The case against al-Hussayen finally went to trial in the United District Court for Idaho fifteen months after al-Kidd’s arrest. The jury returned not guilty verdicts on all the terrorism related charges. The prosecutors never called al-Kidd to testify.

As a result of this government abuse, al-Kidd lost his scholarship and his job, and his marriage ended in divorce.

In another “war-on-terror” related matter, Mohamed v. Jeppesen Dataplan, Inc., on May 16 the Supreme Court rejected the petition for certiorari (review) filed on behalf of five men taken to “black site” torture chambers in Morocco, Egypt and Afghanistan, where they were physically and sexually tortured.

The case was filed in Northern California against a subsidiary of aerospace giant Boeing, Jeppesen Dataplan, which contracted with the CIA to transport victims of its so-called “extraordinary rendition” program. At the behest of Bush administration lawyers, the district judge dismissed the case, ruling that pressing such claims, even against a private entity, would reveal state secrets.

Those who had predicted a different approach toward human and constitutional rights from the incoming Obama administration were quickly proved wrong, as Attorney General Eric Holder’s Department of Justice defended the blanket use of the “state secrets” doctrine to prevent this case from going forward.

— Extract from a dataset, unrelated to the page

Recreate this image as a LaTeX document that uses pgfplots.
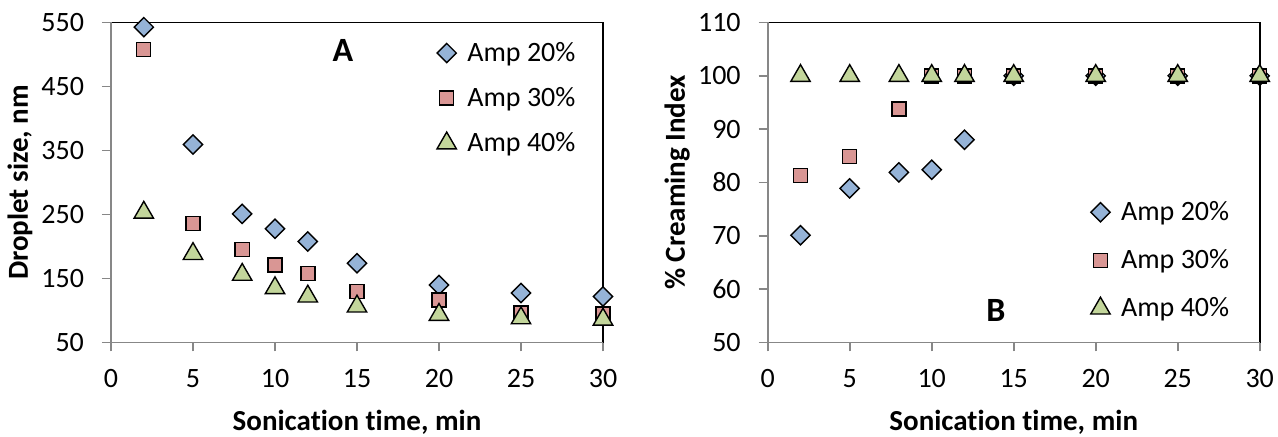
\documentclass[border=0pt]{standalone}
\usepackage{fontspec}
\setmainfont{Carlito}[Ligatures=NoCommon]
\usepackage{pgfplots}
\pgfplotsset{compat=1.18}
\definecolor{cA}{HTML}{95B3D7}
\definecolor{cB}{HTML}{D99694}
\definecolor{cC}{HTML}{C3D69B}
\definecolor{axgray}{HTML}{878787}
\pgfplotsset{
 mystyle/.style={
  scale only axis, width=246pt, height=160pt,
  xmin=0, xmax=30, xtick={0,5,...,30},
  tick align=outside, tick pos=left,
  major tick length=4.5pt,
  tick style={axgray, line width=0.8pt},
  axis line style={black, line width=0.8pt},
  /pgf/number format/assume math mode=true,
  ticklabel style={font=\fontsize{14}{16}\selectfont},
  yticklabel style={xshift=-5.5pt},
  xticklabel style={yshift=-5.5pt},
  label style={font=\bfseries\fontsize{14.5}{16}\selectfont},
  xlabel={Sonicat\kern0pt ion t\kern0pt ime, min},
  xlabel style={at={(axis description cs:0.5,-0.25)}, anchor=center},
  clip=false,
  legend cell align=left,
  legend style={draw=none, fill=none, font=\fontsize{14}{16}\selectfont, row sep=9.5pt, nodes={inner sep=1pt}},
 },
 sA/.style={only marks, mark=square*, mark size=3.4pt, mark options={rotate=45, fill=cA, draw=black, line width=0.7pt}},
 sB/.style={only marks, mark=square*, mark size=3.5pt, mark options={fill=cB, draw=black, line width=0.7pt}},
 sC/.style={only marks, mark=triangle*, mark size=5.6pt, mark options={fill=cC, draw=black, line width=0.7pt}},
}
\begin{document}
\begin{tikzpicture}
\useasboundingbox (-55.5pt,-47.25pt) rectangle (583.5pt,171.25pt);
\begin{axis}[mystyle, at={(0pt,0pt)}, anchor=south west,
  ymin=50, ymax=550, ytick={50,150,...,550},
  ylabel={Droplet size, nm},
  ylabel style={at={(axis description cs:-0.185,0.5)}, anchor=center},
  legend style={at={(axis description cs:0.961,0.959)}, anchor=north east}]
\addplot[sA] coordinates {(2,542.7) (5,359.3) (8,251) (10,227.6) (12,207.8) (15,173.8) (20,140) (25,127.3) (30,122)};
\addplot[sB] coordinates {(2,508) (5,235.5) (8,195) (10,171) (12,158) (15,129.4) (20,116.4) (25,96) (30,94.5)};
\addplot[sC] coordinates {(2,253) (5,188.5) (8,156) (10,135) (12,122) (15,106.4) (20,93.4) (25,88) (30,86)};
\legend{\hspace{4.5pt}Amp 20\%, \hspace{4.5pt}Amp 30\%, \hspace{4.5pt}Amp 40\%}
\draw[axgray, line width=0.8pt] (rel axis cs:0,1) -- (rel axis cs:0,0) -- (rel axis cs:1,0);
\node at (axis description cs:0.4715,0.914) {\bfseries\fontsize{17}{20}\selectfont A};
\end{axis}
\begin{axis}[mystyle, at={(328.35pt,0pt)}, anchor=south west,
  ymin=50, ymax=110, ytick={50,60,...,110},
  ylabel={\% Creaming Index},
  ylabel style={at={(axis description cs:-0.184,0.5)}, anchor=center},
  legend style={at={(axis description cs:0.955,0.052)}, anchor=south east, row sep=11pt}]
\addplot[sA] coordinates {(2,70.1) (5,78.9) (8,81.9) (10,82.4) (12,88) (15,100) (20,100) (25,100) (30,100)};
\addplot[sB] coordinates {(2,81.3) (5,84.9) (8,93.8) (10,100) (12,100) (15,100) (20,100) (25,100) (30,100)};
\addplot[sC] coordinates {(2,100) (5,100) (8,100) (10,100) (12,100) (15,100) (20,100) (25,100) (30,100)};
\legend{\hspace{4.5pt}Amp 20\%, \hspace{4.5pt}Amp 30\%, \hspace{4.5pt}Amp 40\%}
\draw[axgray, line width=0.8pt] (rel axis cs:0,1) -- (rel axis cs:0,0) -- (rel axis cs:1,0);
\node at (axis description cs:0.464,0.099) {\bfseries\fontsize{17}{20}\selectfont B};
\end{axis}
\end{tikzpicture}
\end{document}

A three-judge Ninth Circuit panel reversed, writing that “As the Founders of this Nation knew well . . . arbitrary imprisonment and torture under any circumstance is a gross and notorious act of despotism.”

The Obama administration obtained review of that ruling by an eleven-judge Ninth Circuit panel, which reversed the three-judge panel by a 6-5 vote, reinstating the dismissal. (See, “Federal appeals court adopts Obama ‘state secrets’ doctrine to block torture case”)

The denial of certiorari by the Supreme Court means that the appeals court dismissal stands. The support of only four justices is required to grant certiorari and bring the case up for review. Again, Justice Kagan did not participate as she had previously represented the Obama administration against the torture victims.

These two decisions, taken together, demonstrate once again that there is no significant section of the ruling elite prepared to defend basic democratic and human rights.